How do you determine what and which cluster is best? Well, if you understand the topic and are a specialist in the area in which you make your site, then a quick glance should be enough to understand which cluster and which type of page it is better to combine. But what if not?
I can give only a few recommendations:
- Look at the user's intent. If you can see in the query that a person is looking for, let's say free telegram bots, then the best page for such a cluster would be either a pillar page or pagination page.
- You see a huge cluster under 20-40 keywords, it may be worth using it for a pillar page and break it into several small articles.
- Do not try to insert all keywords on your page. Choose only a few and after publication and for some time, change them to find the optimal phrases and combinations of them.

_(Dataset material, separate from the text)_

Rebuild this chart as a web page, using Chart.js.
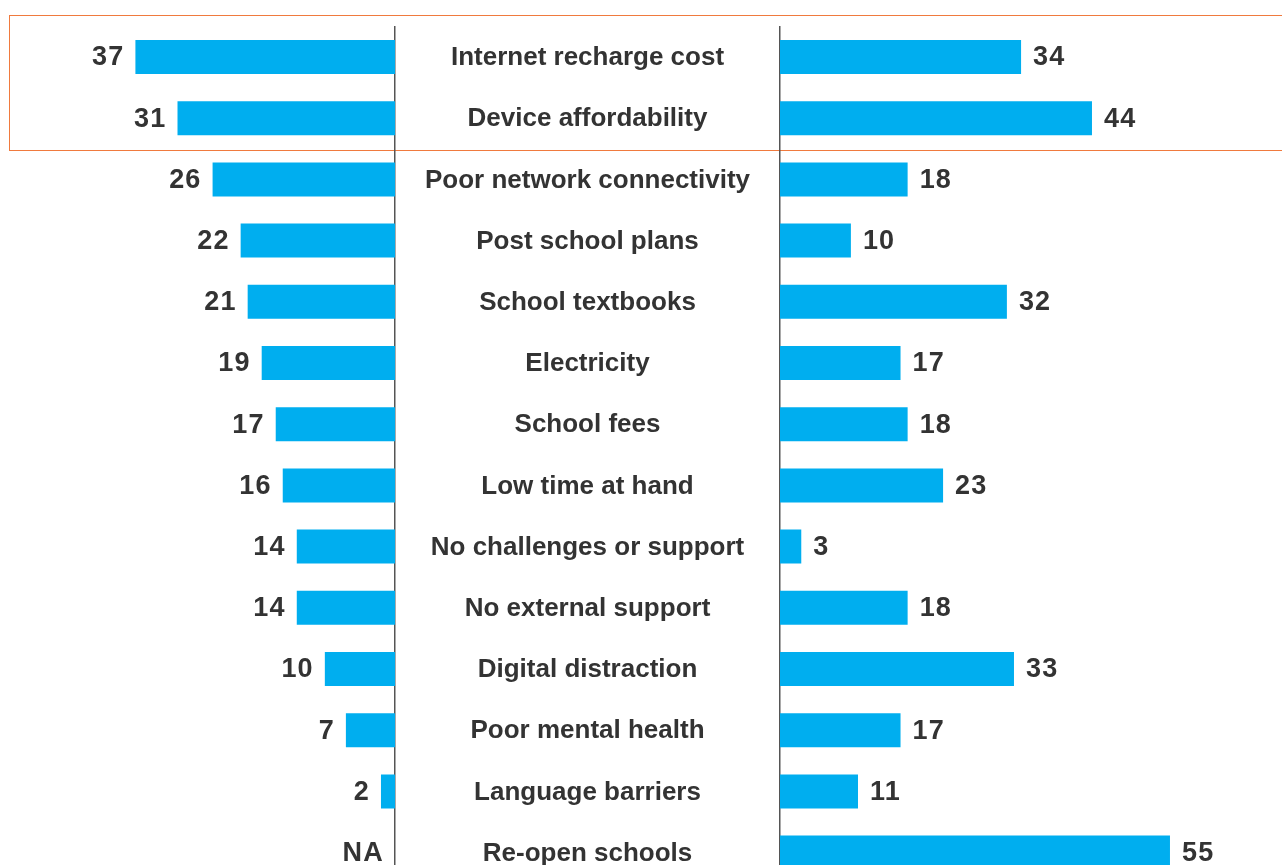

When you're done, you'll get something like such a table. Which you will later use as a compass in choosing the next material for the article. and which will help you follow what you have already done and what else you have to do. Just start with the cluster you like and start writing. But keep in mind that...
It is better to start with low-competitive queries and where you easily lift up to TOP 10, TOP 5 in search results. How to determine that the cluster is low-competitive? To do this, look at the column F(% Aggregators) and G(Main pages).
The higher the percentage of aggregating pages, the easier it is to advance there. Why? They are aggregators, they do not bring anything new to the search, but simply copy the content of others, so they do not have or have very little weight in the search eyes.
The smaller the number of main pages in the search, the easier it is to move there. Why? It's just that someone made a very, very highly specialized site and decided with a 100% chance to take all the impressions for this request. It's hard to get around these, if it's real at all.
Conclusion
Of course, there are other online clusterers like PixelPlus, Serpstat, Topvisor, but I didn't really like their output work, and this article is not about the top clusterers, but about a process as a whole.
The use of clustering is obvious, so if you need to understand what keywords could be used in a particular article, structure the site, understand the direction of the site development, or find out what keywords to promote advertising in search, then clustering is necessary.
And although it will not be difficult to cluster the core, it will definitely be difficult to use it. After all, there is an opinion that a "semantic core", a kind of fiction of SEO companies and SEO specialists, to make the appearance of what they work on and raise their price.
Interesting point of view, but as we saw from the previous chapter about its use, the semantic core is much more useful than many can imagine. And do not perceive the semantic core as a result of work as such, but as a tool to help achieve specific results (clicks, impressions, conversions).
How do you use the semantic core? And do you use it at all? I will be glad to read about it in the comments.